Three more acts of vandalism and anti-Israel graffiti were also reported that same morning at Anshe Motele Congregation at 6520 N. California, Lubavitch Boys High School at 2756 W. Morse, and the Congregation of Young Israel of West Rogers Park, at 2706 W. Touhy.

Orange spray paint was used in each incident where anti-Israel graffiti was reported. All instances are being investigated as hate crimes by the Chicago Police Department's Area 3 detective division's hate crime unit at Belmont and Western.

At Lubavitch and Young Israel, bricks were thrown through the glass doors and windows. The incidents all occurred in West Ridge, where many of the neighborhood's Orthodox Jews reside.

The Lincolnwood Jewish Congregation in suburban Lincolnwood just outside the Chicago city limits also reported its glass windows and doors shattered by two men in ski masks early Saturday morning.

Jenna Benn, assistant director of the Anti-Defamation League of Chicago, said the five incidents may be related to increased tensions in Gaza between Israel and the Palestinian group Hamas. She reported a similar trend in assaults against Jews and sacred places of worship in 2006 during Israel's war with Lebanon.

"Assaults against Jews and communities locally and worldwide are on the rise," Benn said. "In Europe, Jews have been threatened and beaten on the streets and synagogues have been fire-bombed."

Benn denounced the hate crimes, adding that "the intention of the reward fund is to provide law enforcement with the necessary leads to bring the perpetrators to justice in the five incidents that appear to be linked."

Area 3 Deputy Chief of Patrol Bruce Rottner said Chicago police are working with the FBI to investigate and monitor the incidents that occurred in the 24th Police District that covers Rogers Park and part of Edgewater.

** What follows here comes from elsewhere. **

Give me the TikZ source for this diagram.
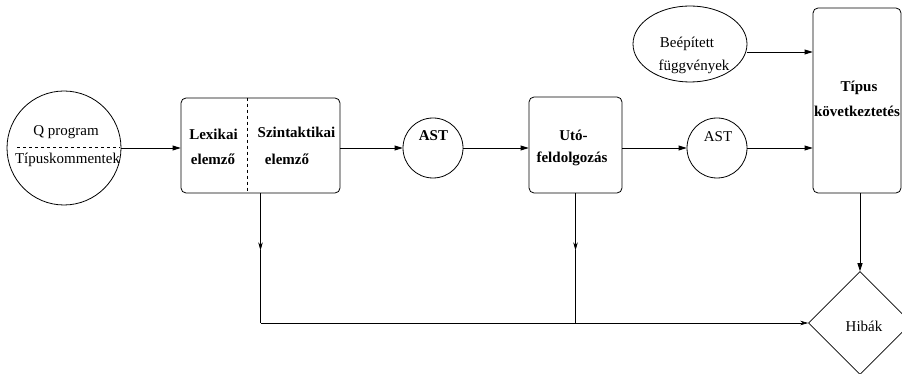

"We're re-canvassing all these areas in Rogers Park where these crimes occurred," Rottner said. "We know there is someone out there who saw something or heard something who hasn't come forward yet."

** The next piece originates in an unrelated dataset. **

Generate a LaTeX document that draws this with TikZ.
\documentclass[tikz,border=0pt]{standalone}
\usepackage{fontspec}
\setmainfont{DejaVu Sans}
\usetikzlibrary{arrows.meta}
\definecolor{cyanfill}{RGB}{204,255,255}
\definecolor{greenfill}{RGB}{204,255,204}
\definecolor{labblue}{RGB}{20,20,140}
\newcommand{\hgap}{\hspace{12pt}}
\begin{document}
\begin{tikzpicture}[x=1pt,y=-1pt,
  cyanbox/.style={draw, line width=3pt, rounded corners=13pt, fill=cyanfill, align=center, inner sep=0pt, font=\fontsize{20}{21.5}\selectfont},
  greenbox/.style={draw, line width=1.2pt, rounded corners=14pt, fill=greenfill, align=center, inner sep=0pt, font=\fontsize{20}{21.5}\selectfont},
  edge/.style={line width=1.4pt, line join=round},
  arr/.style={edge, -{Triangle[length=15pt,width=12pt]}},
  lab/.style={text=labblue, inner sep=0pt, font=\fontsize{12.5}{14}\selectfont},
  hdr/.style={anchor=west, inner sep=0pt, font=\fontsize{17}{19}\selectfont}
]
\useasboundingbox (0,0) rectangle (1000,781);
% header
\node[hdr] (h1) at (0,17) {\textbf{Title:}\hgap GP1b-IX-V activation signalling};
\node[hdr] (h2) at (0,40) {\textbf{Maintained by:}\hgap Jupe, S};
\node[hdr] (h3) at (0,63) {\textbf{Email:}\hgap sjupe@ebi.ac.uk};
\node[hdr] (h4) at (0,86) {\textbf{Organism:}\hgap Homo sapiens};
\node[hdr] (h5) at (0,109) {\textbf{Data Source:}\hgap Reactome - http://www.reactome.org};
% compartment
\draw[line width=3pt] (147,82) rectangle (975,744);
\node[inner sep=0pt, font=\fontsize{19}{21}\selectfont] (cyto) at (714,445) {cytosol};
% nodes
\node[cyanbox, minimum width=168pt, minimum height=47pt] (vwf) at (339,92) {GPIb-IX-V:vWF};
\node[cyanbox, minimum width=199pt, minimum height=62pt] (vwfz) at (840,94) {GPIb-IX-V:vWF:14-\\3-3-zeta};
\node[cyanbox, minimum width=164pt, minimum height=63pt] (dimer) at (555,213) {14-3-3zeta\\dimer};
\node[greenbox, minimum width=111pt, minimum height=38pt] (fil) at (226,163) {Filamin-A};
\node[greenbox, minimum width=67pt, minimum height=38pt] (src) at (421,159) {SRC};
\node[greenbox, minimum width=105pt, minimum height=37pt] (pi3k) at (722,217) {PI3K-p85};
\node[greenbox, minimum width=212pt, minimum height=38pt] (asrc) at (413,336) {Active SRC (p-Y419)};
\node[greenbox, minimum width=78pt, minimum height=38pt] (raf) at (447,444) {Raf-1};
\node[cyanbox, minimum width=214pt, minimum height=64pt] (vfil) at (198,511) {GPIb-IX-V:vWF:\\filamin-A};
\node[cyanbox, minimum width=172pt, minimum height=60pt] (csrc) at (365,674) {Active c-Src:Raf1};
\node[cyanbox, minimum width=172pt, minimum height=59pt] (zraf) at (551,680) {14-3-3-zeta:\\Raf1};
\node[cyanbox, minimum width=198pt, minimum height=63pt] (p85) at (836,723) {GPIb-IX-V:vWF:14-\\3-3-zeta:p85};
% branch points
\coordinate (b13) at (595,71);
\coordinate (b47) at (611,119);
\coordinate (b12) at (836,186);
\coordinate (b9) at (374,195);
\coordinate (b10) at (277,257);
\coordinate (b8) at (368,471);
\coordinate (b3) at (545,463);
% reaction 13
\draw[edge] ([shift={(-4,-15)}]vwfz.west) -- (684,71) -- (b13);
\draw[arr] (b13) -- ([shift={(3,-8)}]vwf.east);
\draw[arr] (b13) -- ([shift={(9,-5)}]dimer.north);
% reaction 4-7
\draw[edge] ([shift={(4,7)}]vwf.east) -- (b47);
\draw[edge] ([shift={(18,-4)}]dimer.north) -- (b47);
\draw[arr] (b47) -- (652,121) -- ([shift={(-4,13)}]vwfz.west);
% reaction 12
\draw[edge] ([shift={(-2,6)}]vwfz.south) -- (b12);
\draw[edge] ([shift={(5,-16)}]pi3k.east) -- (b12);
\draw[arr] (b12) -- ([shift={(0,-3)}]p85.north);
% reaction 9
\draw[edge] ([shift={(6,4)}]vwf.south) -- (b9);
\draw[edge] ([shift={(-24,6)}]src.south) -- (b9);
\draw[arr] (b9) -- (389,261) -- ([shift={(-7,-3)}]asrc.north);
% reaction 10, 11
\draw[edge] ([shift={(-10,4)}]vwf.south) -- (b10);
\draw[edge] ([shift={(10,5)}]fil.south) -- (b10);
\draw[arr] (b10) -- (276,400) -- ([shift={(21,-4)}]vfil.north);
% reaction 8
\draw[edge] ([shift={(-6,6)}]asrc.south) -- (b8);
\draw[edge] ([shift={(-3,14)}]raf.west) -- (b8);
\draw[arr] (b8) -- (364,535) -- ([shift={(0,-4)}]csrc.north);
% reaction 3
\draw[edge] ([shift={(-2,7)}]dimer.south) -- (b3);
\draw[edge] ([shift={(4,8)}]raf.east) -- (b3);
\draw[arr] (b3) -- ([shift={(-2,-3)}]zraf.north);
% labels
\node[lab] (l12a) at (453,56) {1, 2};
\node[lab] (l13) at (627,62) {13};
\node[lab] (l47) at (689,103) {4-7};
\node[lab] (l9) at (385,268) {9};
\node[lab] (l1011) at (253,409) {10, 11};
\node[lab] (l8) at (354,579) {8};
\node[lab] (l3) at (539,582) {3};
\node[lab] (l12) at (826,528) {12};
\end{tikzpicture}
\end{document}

Police still haven't determined if the Temple Sholom incident is related to the defacement of synagogues and schools in West Ridge.

"All are being investigated together by the detective division and our hate crime unit," Rottner added. "We're leaving no stone unturned."

Rottner would not comment on surveillance video that was said to capture one of the West Ridge incidents or the number of individuals that police are seeking to question about the crimes. According to 24th district police reports, a security camera at Lubavitch High School revealed three males - two wearing ski masks and a third acting as a lookout - throwing an object at the school's door.

"There was surveillance video. I'm not going to comment any further," the deputy chief said. "We're looking for several people. [The video] captures part of the incident taking place."

Benn said that the Anti-Defamation League's special investigator who monitors anti-Semitic incidents locally and internationally has been in constant touch with Area 3's hate crime unit. Until Monday, she was unaware that more than one person may be involved in defacing the West Ridge synagogues and schools.

Since the Jan. 10 vandalism, Jewish synagogues, schools and other institutions in Rogers Park have been placed on a special watch.

Meanwhile, Chicago police and the FBI will continue to work with the public to generate intelligence and alleviate fears and tension in both neighborhoods.

"We have strategies in place that I obviously can't share," he said. "Interestingly enough in two of [the West Ridge] incidents, two were discovered by police. We were proactive."